Transforms can be grouped into the following categories:

Type of Operator Description
Remote Operators that are data source nodes. The evaluation of these operators occurs outside of Power Query.
Streaming Operators are pass-through operators. For example, Table.SelectRows with a simple filter can usually filter the results as they pass through the operator, and won’t need to gather all rows before moving the data. Table.SelectColumns and Table.ReorderColumns are other examples of these sort of operators.
Full scan Operators that need to gather all the rows before the data can move on to the next operator in the chain. For example, to sort data, Power Query needs to gather all the data. Other examples of full scan operators are Table.Group, Table.NestedJoin, and Table.Pivot.

Tip

While not every transform is the same from a performance standpoint, in most cases, having fewer transforms is usually better.

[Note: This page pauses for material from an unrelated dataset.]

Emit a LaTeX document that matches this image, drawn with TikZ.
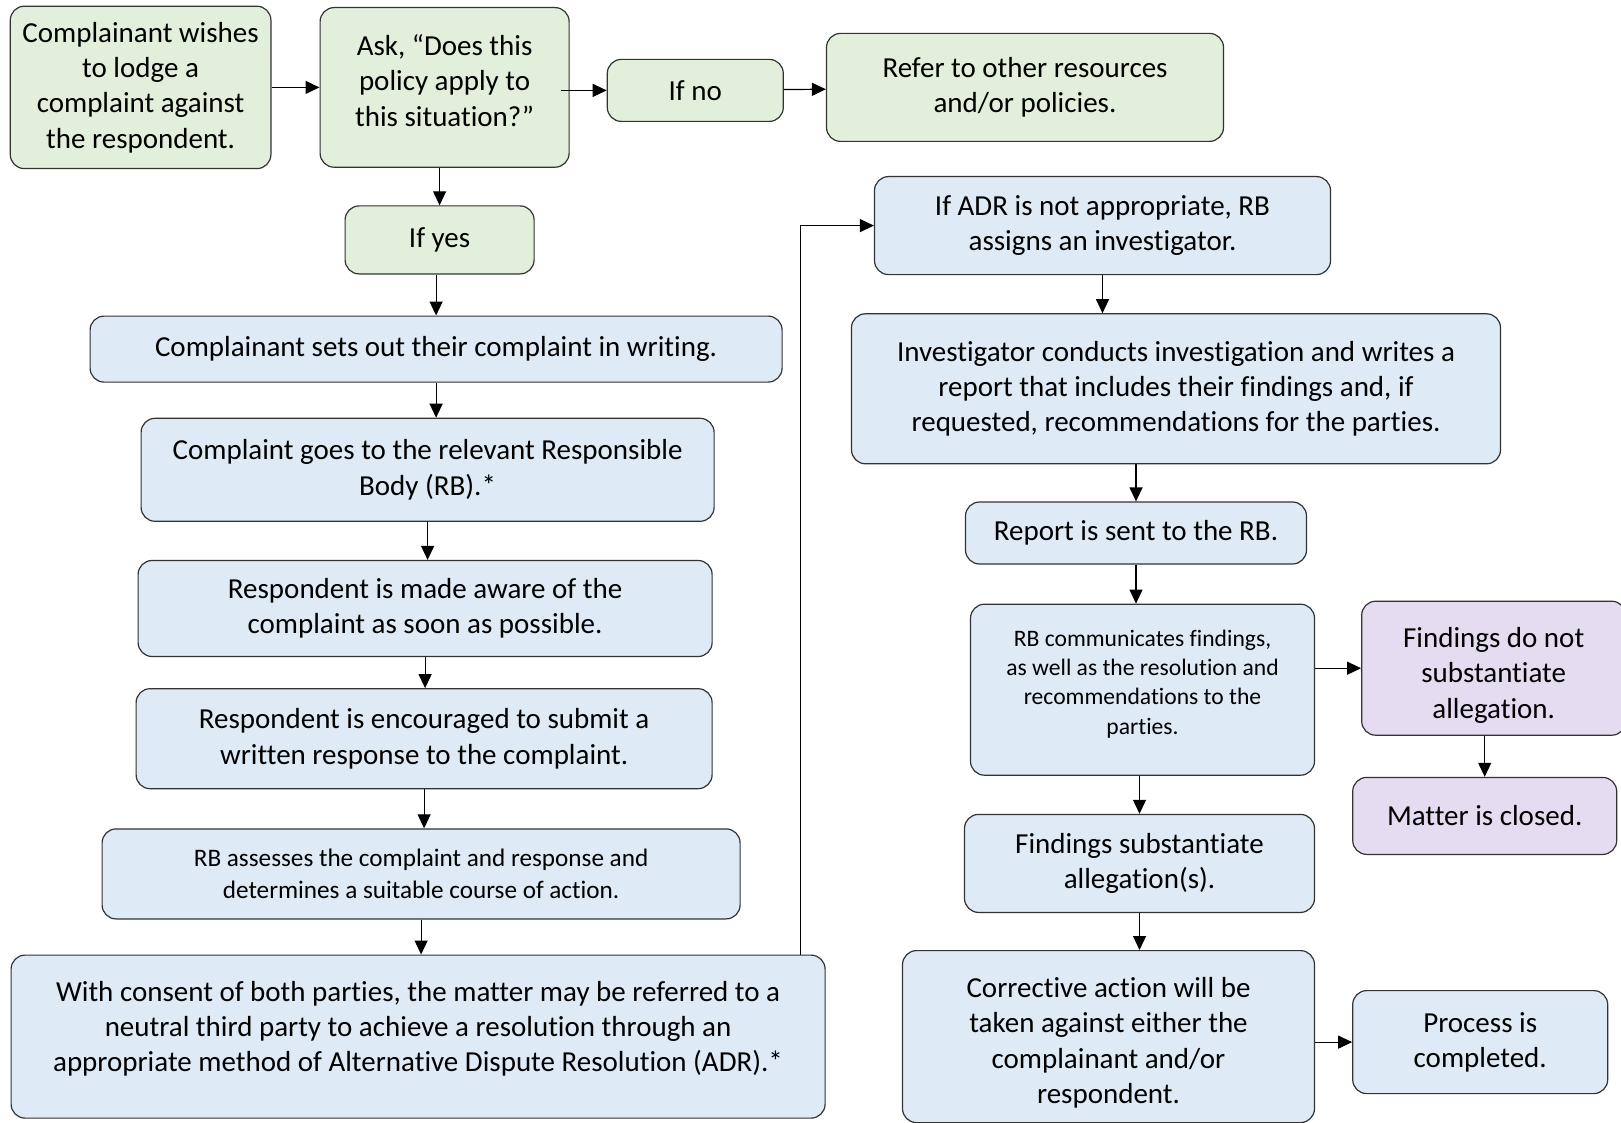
\documentclass[tikz,border=0pt]{standalone}
\usepackage{fontspec}
\setmainfont{Carlito}[Ligatures=NoCommon]
\usetikzlibrary{positioning,arrows.meta}
\definecolor{boxgreen}{HTML}{E2EFDA}
\definecolor{boxblue}{HTML}{DEEBF7}
\definecolor{boxpurple}{HTML}{E6DCF2}

\begin{document}
\begin{tikzpicture}

\tikzstyle{bx} = [rectangle, rounded corners=7pt, draw=black!80, line width=0.6pt, align=center, inner sep=2pt, font=\fontsize{14.5}{17.7}\selectfont]
\tikzstyle{gr} = [bx, fill=boxgreen]
\tikzstyle{bl} = [bx, fill=boxblue]
\tikzstyle{pu} = [bx, fill=boxpurple]
\tikzstyle{arr} = [-{Triangle[length=7pt,width=6.5pt]}, line width=0.6pt]
\useasboundingbox (0,0) rectangle (810.5pt,-561.5pt);

\node (wish) [gr, minimum width=130.3pt, minimum height=81.2pt] at (70.3pt,-43.7pt) {Complainant wishes\\to lodge a\\complaint against\\the respondent.};
\node (ask) [gr, right=24pt of wish, minimum width=124.5pt, minimum height=79.8pt] {Ask, “Does this\\policy apply to\\this situation?”\\[-10.5pt]\mbox{}};
\node (ifno) [gr, right=18.5pt of ask, yshift=-1.5pt, minimum width=88pt, minimum height=31pt] {If no};
\node (refer) [gr, right=21pt of ifno, yshift=1.5pt, minimum width=198.5pt, minimum height=54pt] {Refer to other resources\\and/or policies.};
\node (ifyes) [gr, below=18.75pt of ask, xshift=-2.5pt, minimum width=94.5pt, minimum height=34pt] {If yes};
\node (writing) [bl, below=20.5pt of ifyes, xshift=-1.75pt, minimum width=346pt, minimum height=33pt] {Complainant sets out their complaint in writing.};
\node (goes) [bl, below=17.5pt of writing, xshift=-4.25pt, minimum width=286.5pt, minimum height=51.5pt] {Complaint goes to the relevant Responsible\\Body (RB).*};
\node (aware) [bl, below=19pt of goes, xshift=-1.25pt, minimum width=287pt, minimum height=48pt] {Respondent is made aware of the\\complaint as soon as possible.};
\node (encour) [bl, below=15.5pt of aware, xshift=-0.5pt, minimum width=288pt, minimum height=50pt] {Respondent is encouraged to submit a\\written response to the complaint.};
\node (assess) [bl, below=19.5pt of encour, xshift=-1.5pt, minimum width=319pt, minimum height=45pt, font=\fontsize{12.6}{16}\selectfont] {RB assesses the complaint and response and\\determines a suitable course of action.};
\node (adr) [bl, below=17.5pt of assess, xshift=-1.5pt, minimum width=407pt, minimum height=81.5pt] {With consent of both parties, the matter may be referred to a\\neutral third party to achieve a resolution through an\\appropriate method of Alternative Dispute Resolution (ADR).*\\[-7.5pt]\mbox{}};

% investigation side
\node (noadr) [bl, below=17pt of refer, xshift=38.75pt, minimum width=228pt, minimum height=49pt] {If ADR is not appropriate, RB\\assigns an investigator.};
\node (invest) [bl, below=19pt of noadr, xshift=36.75pt, minimum width=324.5pt, minimum height=75pt] {Investigator conducts investigation and writes a\\report that includes their findings and, if\\requested, recommendations for the parties.};
\node (report) [bl, below=18.5pt of invest, xshift=-20pt, minimum width=170.5pt, minimum height=31pt] {Report is sent to the RB.};
\node (comm) [bl, below=19.5pt of report, xshift=3.25pt, minimum width=172pt, minimum height=85.5pt, font=\fontsize{11.8}{14.7}\selectfont] {RB communicates findings,\\as well as the resolution and\\recommendations to the\\parties.\\[-7.1pt]\mbox{}};
\node (notsub) [pu, right=23pt of comm, yshift=10.75pt, minimum width=132pt, minimum height=67pt] {\mbox{}\\[-0.5pt]Findings do not\\substantiate\\allegation.};
\node (closed) [pu, below=20.5pt of notsub, xshift=-4.5pt, minimum width=132pt, minimum height=38.5pt] {Matter is closed.};
\node (subst) [bl, below=19pt of comm, xshift=-1.5pt, minimum width=175pt, minimum height=49pt] {Findings substantiate\\allegation(s).};
\node (correct) [bl, below=18.5pt of subst, xshift=-15.5pt, minimum width=206pt, minimum height=86pt] {\mbox{}\\[-1.5pt]Corrective action will be\\taken against either the\\complainant and/or\\respondent.};
\node (done) [bl, right=18.5pt of correct, yshift=-2.75pt, minimum width=127.5pt, minimum height=51.5pt] {Process is\\completed.};

\draw[arr] (wish) -- (ask);
\draw[arr] ([xshift=-4.5pt]ask.east |- ifno) -- (ifno);
\draw[arr] (ifno) -- (refer);
\draw[arr] (ifyes |- ask.south) -- (ifyes);
\draw[arr] (writing |- ifyes.south) -- (writing);
\draw[arr] (writing) -- (writing |- goes.north);
\draw[arr] (goes) -- (goes |- aware.north);
\draw[arr] (aware) -- (aware |- encour.north);
\draw[arr] (encour) -- (encour |- assess.north);
\draw[arr] (assess) -- (assess |- adr.north);
\draw[arr] ([xshift=191pt]adr.north) |- (noadr);
\draw[arr] (noadr) -- (noadr |- invest.north);
\draw[arr] (report |- invest.south) -- (report);
\draw[arr] (report) -- (report |- comm.north);
\draw[arr] (comm.east |- notsub) -- (notsub);
\draw[arr] (closed |- notsub.south) -- (closed);
\draw[arr] (subst |- comm.south) -- (subst);
\draw[arr] (subst) -- (subst |- correct.north);
\draw[arr] (correct.east |- done) -- (done);
\end{tikzpicture}
\end{document}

Considerations and suggestions

  • Follow the best practices when creating a new query, as stated in Best practices in Power Query.
  • Use the query folding indicators to check which steps are preventing your query from folding. Reorder them if necessary to increase folding.
  • Use the query plan to determine which transforms are happening at the Power Query engine for a particular step. Consider modifying your existing query by re-arranging your steps. Then check the query plan of the last step of your query again and see if the query plan looks better than the previous one. For example, the new query plan has less nodes than the previous one, and most of the nodes are “Streaming” nodes and not “full scan”. For data sources that support folding, any nodes in the query plan other than Value.NativeQuery and data source access nodes represent transforms that didn’t fold.
  • When available, you can use the View Native Query (or View data source query) option to ensure that your query can be folded back to the data source. If this option is disabled for your step, and you're using a source that normally enables it, you've created a step that stops query folding. If you're using a source that doesn't support this option, you can rely on the query folding indicators and query plan.
  • Use the query diagnostics tools to better understand the requests being sent to your data source when query folding capabilities are available for the connector.
  • When combining data sourced from the use of multiple connectors, Power Query tries to push as much work as possible to both of the data sources while complying with the privacy levels defined for each data source.
  • Read the article on privacy levels to protect your queries from running against a Data Privacy Firewall error.
  • Use other tools to check query folding from the perspective of the request being received by the data source. Based on the example in this article, you can use the Microsoft SQL Server Profiler to check the requests being sent by Power Query and received by the Microsoft SQL Server.
  • If you add a new step to a fully folded query and the new step also folds, Power Query might send a new request to the data source instead of using a cached version of the previous result. In practice, this process can result in seemingly simple operations on a small amount of data taking longer to refresh in the preview than expected. This longer refresh is due to Power Query requerying the data source rather than working off a local copy of the data.